ISLAMABAD, Pakistan — Afghanistan's Taliban insurgents rejected an offer of talks from Kabul Monday and threatened for the first time to strike a target in the West, suggesting many years of violent conflict to come.
The U.S. also shot down the Afghan government proposal and said it wouldn't support such an initiative — worsening the strain in U.S.-Afghan relations.
The major beneficiary of the dispute appears to be the Taliban, which said it wouldn't come to the negotiating table until all foreign troops left Afghanistan, as it vowed in a videotape to strike in Paris unless coalition member France withdraws its forces.
Afghan president Hamid Karzai, who launched the peace move, offered to hold direct negotiations with the leader of the Taliban, Mullah Mohammad Omar and to guarantee him safe passage. Karzai Sunday challenged the U.S.-led international coalition to "remove me, or leave if they disagree."
In Washington, State Department spokesman Sean McCormack slapped down the idea Monday. "One can't imagine the circumstances where you have the senior leadership of the Taliban — that there would be any safe passage with respect to U.S. forces. Certainly, it's hard to imagine those circumstances standing here right now," McCormack said.
There have been no reported sightings of Omar, a close associate of al Qaida leader Osama bin Laden, since the U.S.-led invasion of Afghanistan in 2001.
But Omar's brother and deputy leader of the Taliban, Mullah Brother, scorned the proposal Monday.
"As long as foreign occupiers remain in Afghanistan, we aren't ready for talks because they hold the power and talks won't bear fruit. . . The problems in Afghanistan are because of them," Brother told the Reuters news agency, by satellite telephone from an undisclosed location.
"We are safe in Afghanistan and we have no need for Hamid Karzai's offer of safety," he added. Despite his assertion, most intelligence suggests that top Taliban leadership are based in and around the southwestern Pakistani city of Quetta.
U.S. authorities have put a $10 million bounty on Omar's head. When Omar's Taliban militia ruled Afghanistan, from 1996 until they were toppled in the U.S. invasion, they provided a sanctuary to bin Laden and other top al Qaida leaders.
Karzai faces a presidential election next year, where he will have to defend a record of declining security in Afghanistan. A Western military official who shuttles between Afghanistan and Pakistan, and couldn't be named because of the sensitivity of the subject, said Karzai's offer may really have been aimed at lesser Taliban figures.
"There is thought put into these statements. It's to see if anyone nibbles at this," the official said. "To those Taliban who are becoming war-weary, it may plant the seed of dissension."
The Taliban has portrayed itself as a nationalist movement, distinct from al Qaida's ideology of international jihad. So a video aired on al Arabiya television, a channel based in Dubai, in which the Taliban threatened to take the fight to Paris, marked a radical departure for the group. The Taliban have no known capability to strike in the West but its closeness to al Qaida could, in theory, allow it to subcontract a terrorist attack to bin Laden's group.

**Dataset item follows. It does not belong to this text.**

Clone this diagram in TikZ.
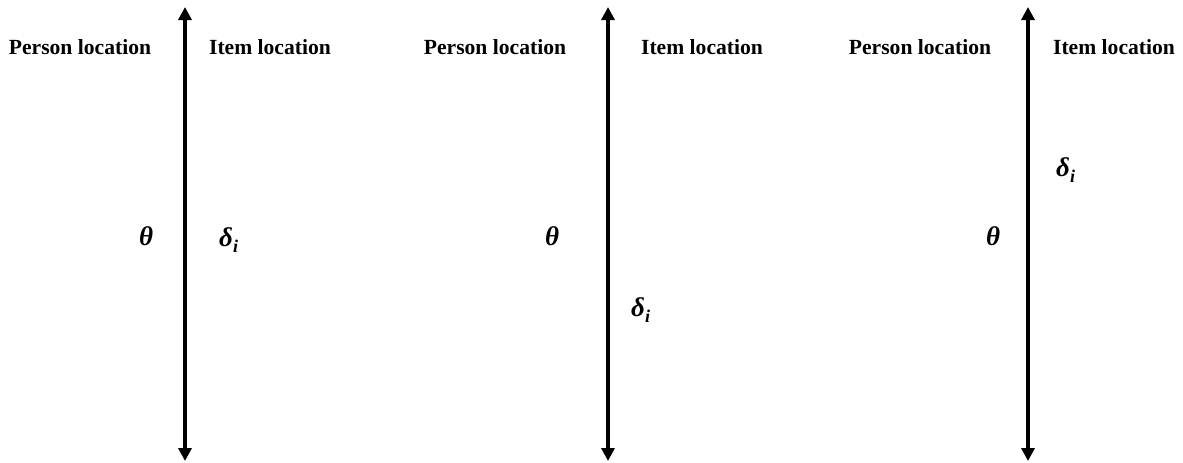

During the past three years, the Taliban has staged a comeback in southern and eastern Afghanistan and tested Western resolve. French forces had only just moved out into a frontline role in August from their relatively safe position in Kabul when a Taliban ambush killed 10 of their soldiers.
"We have killed 10 French soldiers today as a message to the French so that they rectify their mistakes and withdraw from Afghanistan, and if they don't they will hear our response in Paris," said Mullah Farouq, identified as the commander of the unit that attacked the French troops, on the undated video.
Such was the trauma in France from the August assault that French President Nicolas Sarkozy immediately flew to Afghanistan. There are suggestions that the Taliban had picked on the French in the video because they perceived France's commitment to the war to be weak. There are about 2,600 French troops in Afghanistan, and they are among nearly 71,000 international soldiers.
Pierre Conesa, the director general of European Company for Strategic Intelligence, an independent Paris-based research group, said that the deaths were the "most significant slaughter in recent French history".
"Afghanistan is a country where you have to talk with everybody, because you will never have a central power, if you want to implement peace. Taliban are a force, so you have to take them into account."
"You have to solve the problem with discussion because we will not be able to win the war in Afghanistan."